Ottawa, - The Action Group On Violence on Television (AGVOT) today launched www.vchipcanada.ca, its consumer information Website. The site is specifically designed to provide Canadian families with practical information on the Canadian television program ratings system, V-chip technology and media literacy tools. The launch coincides with Canadian broadcasters beginning this month to encode their television programming with the Canadian program ratings for use with V-chip technology.

"The Canadian broadcasting and cable industries are leading the way together in equipping Canadians to determine what programming is right for their families," said Canadian Association of Broadcasters president and CEO, Michael McCabe. "The web site is a clearinghouse of information on V-chip technology and the Canadian program ratings systems in order to help parents and caregivers to determine the programming their children watch."

"Television possesses a tremendous capacity to educate, enlighten and entertain our children," said Canadian Cable Television Association (CCTA) president and CEO Janet Yale. "We want to help ensure that children enjoy a safe and enriching television experience by providing families with practical tools, and by encouraging parents to become involved in their children's television viewing."

AGVOT, a coalition of broadcasters, cable companies, program producers and advertisers, was formed in 1993, following a conference on television violence and its effects on children.
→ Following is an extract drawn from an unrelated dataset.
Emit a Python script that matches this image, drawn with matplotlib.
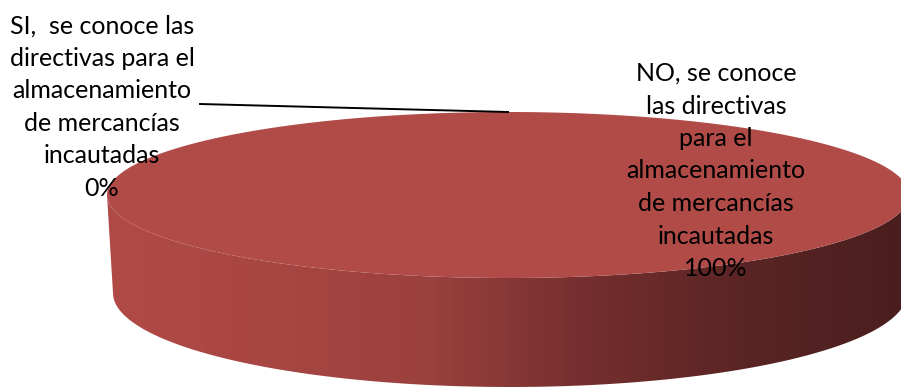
import numpy as np
import matplotlib
matplotlib.use('Agg')
import matplotlib.pyplot as plt
from matplotlib.patches import Polygon
from matplotlib.colors import LinearSegmentedColormap

# data
labels = ["SI,  se conoce las\ndirectivas para el\nalmacenamiento\nde mercancías\nincautadas",
          "NO, se conoce\nlas directivas\npara el\nalmacenamiento\nde mercancías\nincautadas"]
values = [0, 100]

# 3d pie geometry (pixels, y down)
cx, cy, rx, ry = 508, 195, 401, 83        # top face
bcx, bcy, brx, bry = 510, 293, 397, 94    # bottom face
top_color = '#B04B48'
side_cmap = LinearSegmentedColormap.from_list(
    'side', ['#B04A47', '#A84643', '#9B413E', '#732E2D', '#5A2424', '#4A1E1E'])

plt.rcParams['font.family'] = ['Lato', 'DejaVu Sans']

fig = plt.figure(figsize=(9.01, 3.9), dpi=100)
ax = fig.add_axes([0, 0, 1, 1])
ax.set_xlim(0, 901)
ax.set_ylim(390, 0)
ax.axis('off')

total = float(sum(values))
# start at the back (top) and go clockwise -> in y-down coords angle increases
start = -np.pi / 2
angles = []
for v in values:
    span = 2 * np.pi * v / total
    angles.append((start, start + span))
    start += span


def ell(t, x0, y0, a, b):
    return np.column_stack([x0 + a * np.cos(t), y0 + b * np.sin(t)])


for (t0, t1), v in zip(angles, values):
    if v == 0:
        continue
    # side: visible front part of the arc (0..pi)
    if v < total:
        lo = max(t0 % (2 * np.pi), 0)
        hi = min(lo + (t1 - t0), np.pi)
    else:
        lo, hi = 0, np.pi
    if hi > lo:
        t = np.linspace(lo, hi, 200)
        side = np.vstack([ell(t, cx, cy, rx, ry), ell(t[::-1], bcx, bcy, brx, bry)])
        poly = Polygon(side, closed=True, facecolor='none', edgecolor='none')
        ax.add_patch(poly)
        grad = np.linspace(0, 1, 256).reshape(1, -1)
        im = ax.imshow(grad, cmap=side_cmap, aspect='auto',
                       extent=[cx - rx, cx + rx, bcy + bry, cy], zorder=1)
        im.set_clip_path(poly)
    # top face
    t = np.linspace(t0, t1, 400)
    pts = ell(t, cx, cy, rx, ry)
    if v < total:
        pts = np.vstack([[cx, cy], pts])
    ax.add_patch(Polygon(pts, closed=True, facecolor=top_color,
                         edgecolor='none', zorder=2))

# labels
for (t0, t1), v, lab in zip(angles, values, labels):
    pct = f"{v / total * 100:.0f}%"
    if v == 0:
        tip = ell(np.array([t0]), cx, cy, rx, ry)[0]
        ax.plot([200, tip[0]], [104, tip[1]], color='black', lw=1.4, zorder=3)
        ax.text(102, 107, lab + "\n" + pct, ha='center', va='center',
                fontsize=18, linespacing=1.5, zorder=4)
    else:
        ax.text(716, 171, lab + "\n" + pct, ha='center', va='center',
                fontsize=18, linespacing=1.5, zorder=4)

fig.savefig('out.png', dpi=100)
Under the leadership of Laurier LaPierre, current chair of Telefilm Canada and Trina McQueen, now president and COO of CTV Inc., the coalition developed program classification systems and conducted the world's most extensive field trial of the viewer control (V-chip) technology.

"Our goal is simple," said Al MacKay, current AGVOT chair. "Our focus is on self-regulation through the development of industry codes, and on providing consumers with information and technology to make their own decisions about what is appropriate for their families. This has included creating program classification systems, supporting the development of V-chip technology and providing relevant programming information to help ensure that younger viewers are protected from programming intended for adults, while at the same time, maintaining artistic freedom."